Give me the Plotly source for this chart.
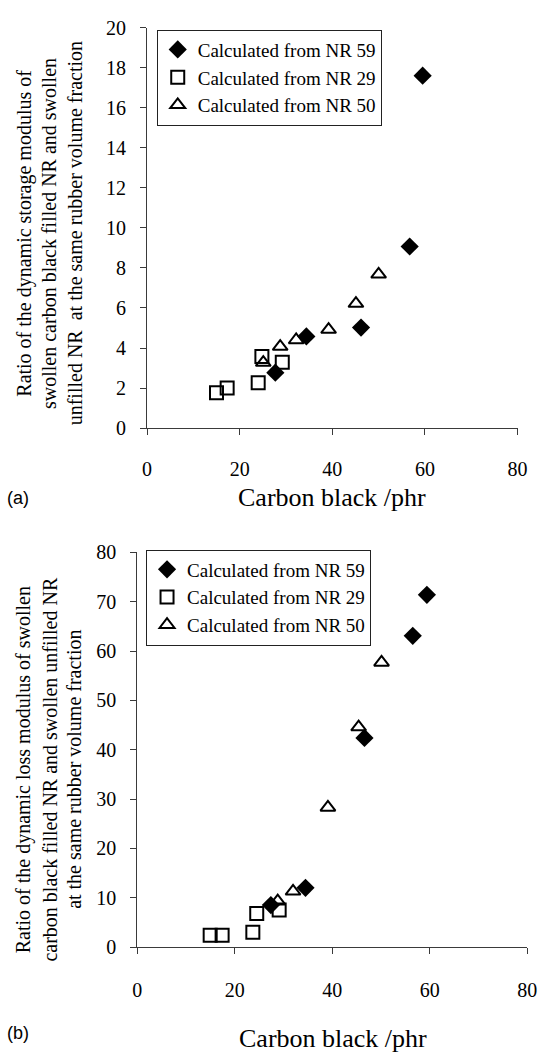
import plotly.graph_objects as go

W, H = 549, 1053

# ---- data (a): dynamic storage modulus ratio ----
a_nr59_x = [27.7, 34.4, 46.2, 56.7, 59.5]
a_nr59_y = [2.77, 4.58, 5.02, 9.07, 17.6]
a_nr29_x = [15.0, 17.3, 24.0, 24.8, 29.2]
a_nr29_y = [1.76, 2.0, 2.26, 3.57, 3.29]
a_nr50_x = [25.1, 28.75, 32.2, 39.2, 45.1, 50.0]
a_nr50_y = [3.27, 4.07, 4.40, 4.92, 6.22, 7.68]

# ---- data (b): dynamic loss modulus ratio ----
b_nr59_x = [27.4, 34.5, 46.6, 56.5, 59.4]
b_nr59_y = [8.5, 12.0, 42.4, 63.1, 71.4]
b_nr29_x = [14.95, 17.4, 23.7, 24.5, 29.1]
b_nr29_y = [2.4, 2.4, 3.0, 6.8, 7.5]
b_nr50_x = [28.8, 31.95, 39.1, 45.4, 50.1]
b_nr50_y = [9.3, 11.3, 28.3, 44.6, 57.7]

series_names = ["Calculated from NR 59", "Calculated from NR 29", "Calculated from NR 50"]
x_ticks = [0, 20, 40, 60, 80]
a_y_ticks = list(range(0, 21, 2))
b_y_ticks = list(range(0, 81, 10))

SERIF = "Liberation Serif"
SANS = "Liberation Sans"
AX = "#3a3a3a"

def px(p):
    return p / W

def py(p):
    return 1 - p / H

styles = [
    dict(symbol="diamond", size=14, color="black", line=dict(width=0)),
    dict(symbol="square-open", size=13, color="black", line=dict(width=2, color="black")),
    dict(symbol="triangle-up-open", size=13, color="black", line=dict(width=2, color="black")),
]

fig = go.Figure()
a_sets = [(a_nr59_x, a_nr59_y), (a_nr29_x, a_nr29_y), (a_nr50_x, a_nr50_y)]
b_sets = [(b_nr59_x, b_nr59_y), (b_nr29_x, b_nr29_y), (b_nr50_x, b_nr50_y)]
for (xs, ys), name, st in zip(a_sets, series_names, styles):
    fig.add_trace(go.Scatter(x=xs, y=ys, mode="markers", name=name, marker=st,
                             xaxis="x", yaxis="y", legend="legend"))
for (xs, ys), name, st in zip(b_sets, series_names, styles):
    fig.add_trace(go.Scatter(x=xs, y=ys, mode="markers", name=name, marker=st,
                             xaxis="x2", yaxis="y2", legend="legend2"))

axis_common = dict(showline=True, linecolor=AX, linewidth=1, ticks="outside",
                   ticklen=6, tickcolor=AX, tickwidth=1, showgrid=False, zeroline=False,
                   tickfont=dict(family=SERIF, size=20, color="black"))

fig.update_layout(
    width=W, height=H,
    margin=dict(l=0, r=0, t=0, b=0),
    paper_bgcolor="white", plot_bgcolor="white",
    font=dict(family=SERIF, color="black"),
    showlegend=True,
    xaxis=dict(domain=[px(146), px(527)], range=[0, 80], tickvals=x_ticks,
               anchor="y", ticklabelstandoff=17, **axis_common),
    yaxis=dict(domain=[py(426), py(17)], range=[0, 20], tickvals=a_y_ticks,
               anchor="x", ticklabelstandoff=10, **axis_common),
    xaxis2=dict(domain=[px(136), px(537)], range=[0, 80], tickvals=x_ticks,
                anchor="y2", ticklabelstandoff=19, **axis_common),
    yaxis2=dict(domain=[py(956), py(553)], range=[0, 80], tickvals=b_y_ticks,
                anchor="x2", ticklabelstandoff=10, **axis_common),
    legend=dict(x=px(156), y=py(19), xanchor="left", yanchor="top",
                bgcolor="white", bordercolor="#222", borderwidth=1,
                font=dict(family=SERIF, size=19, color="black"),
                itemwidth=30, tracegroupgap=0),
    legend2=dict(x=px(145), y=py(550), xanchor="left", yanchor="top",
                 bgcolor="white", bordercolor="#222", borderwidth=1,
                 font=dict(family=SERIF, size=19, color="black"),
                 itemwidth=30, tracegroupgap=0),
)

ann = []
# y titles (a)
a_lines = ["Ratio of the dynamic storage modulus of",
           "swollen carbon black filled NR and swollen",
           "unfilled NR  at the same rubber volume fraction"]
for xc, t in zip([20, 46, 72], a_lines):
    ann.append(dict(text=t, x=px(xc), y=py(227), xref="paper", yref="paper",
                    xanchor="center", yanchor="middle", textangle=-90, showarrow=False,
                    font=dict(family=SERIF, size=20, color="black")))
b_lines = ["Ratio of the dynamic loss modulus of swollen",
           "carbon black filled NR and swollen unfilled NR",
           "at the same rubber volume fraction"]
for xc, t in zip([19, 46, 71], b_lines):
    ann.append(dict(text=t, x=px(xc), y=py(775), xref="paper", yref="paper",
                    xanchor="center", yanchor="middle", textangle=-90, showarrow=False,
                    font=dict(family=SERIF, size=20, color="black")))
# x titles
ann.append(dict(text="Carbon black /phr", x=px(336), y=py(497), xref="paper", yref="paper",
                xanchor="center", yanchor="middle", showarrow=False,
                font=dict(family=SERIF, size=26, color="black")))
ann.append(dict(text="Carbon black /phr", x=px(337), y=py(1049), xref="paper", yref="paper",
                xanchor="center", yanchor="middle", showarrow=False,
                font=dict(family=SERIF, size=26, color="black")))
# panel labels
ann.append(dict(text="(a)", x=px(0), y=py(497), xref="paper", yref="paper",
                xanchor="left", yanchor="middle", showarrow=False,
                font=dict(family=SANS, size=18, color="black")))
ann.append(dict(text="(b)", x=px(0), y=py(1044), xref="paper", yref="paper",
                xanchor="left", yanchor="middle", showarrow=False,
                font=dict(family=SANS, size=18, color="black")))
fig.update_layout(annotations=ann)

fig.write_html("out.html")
- - - -
- _Description of the task_: Emit the lines of the material exactly, from its first line to the line containing "return 1 - p / H", inclusive; leave every picture out.

- _Result_:
Give me the Plotly source for this chart.
import plotly.graph_objects as go

W, H = 549, 1053

# ---- data (a): dynamic storage modulus ratio ----
a_nr59_x = [27.7, 34.4, 46.2, 56.7, 59.5]
a_nr59_y = [2.77, 4.58, 5.02, 9.07, 17.6]
a_nr29_x = [15.0, 17.3, 24.0, 24.8, 29.2]
a_nr29_y = [1.76, 2.0, 2.26, 3.57, 3.29]
a_nr50_x = [25.1, 28.75, 32.2, 39.2, 45.1, 50.0]
a_nr50_y = [3.27, 4.07, 4.40, 4.92, 6.22, 7.68]

# ---- data (b): dynamic loss modulus ratio ----
b_nr59_x = [27.4, 34.5, 46.6, 56.5, 59.4]
b_nr59_y = [8.5, 12.0, 42.4, 63.1, 71.4]
b_nr29_x = [14.95, 17.4, 23.7, 24.5, 29.1]
b_nr29_y = [2.4, 2.4, 3.0, 6.8, 7.5]
b_nr50_x = [28.8, 31.95, 39.1, 45.4, 50.1]
b_nr50_y = [9.3, 11.3, 28.3, 44.6, 57.7]

series_names = ["Calculated from NR 59", "Calculated from NR 29", "Calculated from NR 50"]
x_ticks = [0, 20, 40, 60, 80]
a_y_ticks = list(range(0, 21, 2))
b_y_ticks = list(range(0, 81, 10))

SERIF = "Liberation Serif"
SANS = "Liberation Sans"
AX = "#3a3a3a"

def px(p):
    return p / W

def py(p):
    return 1 - p / H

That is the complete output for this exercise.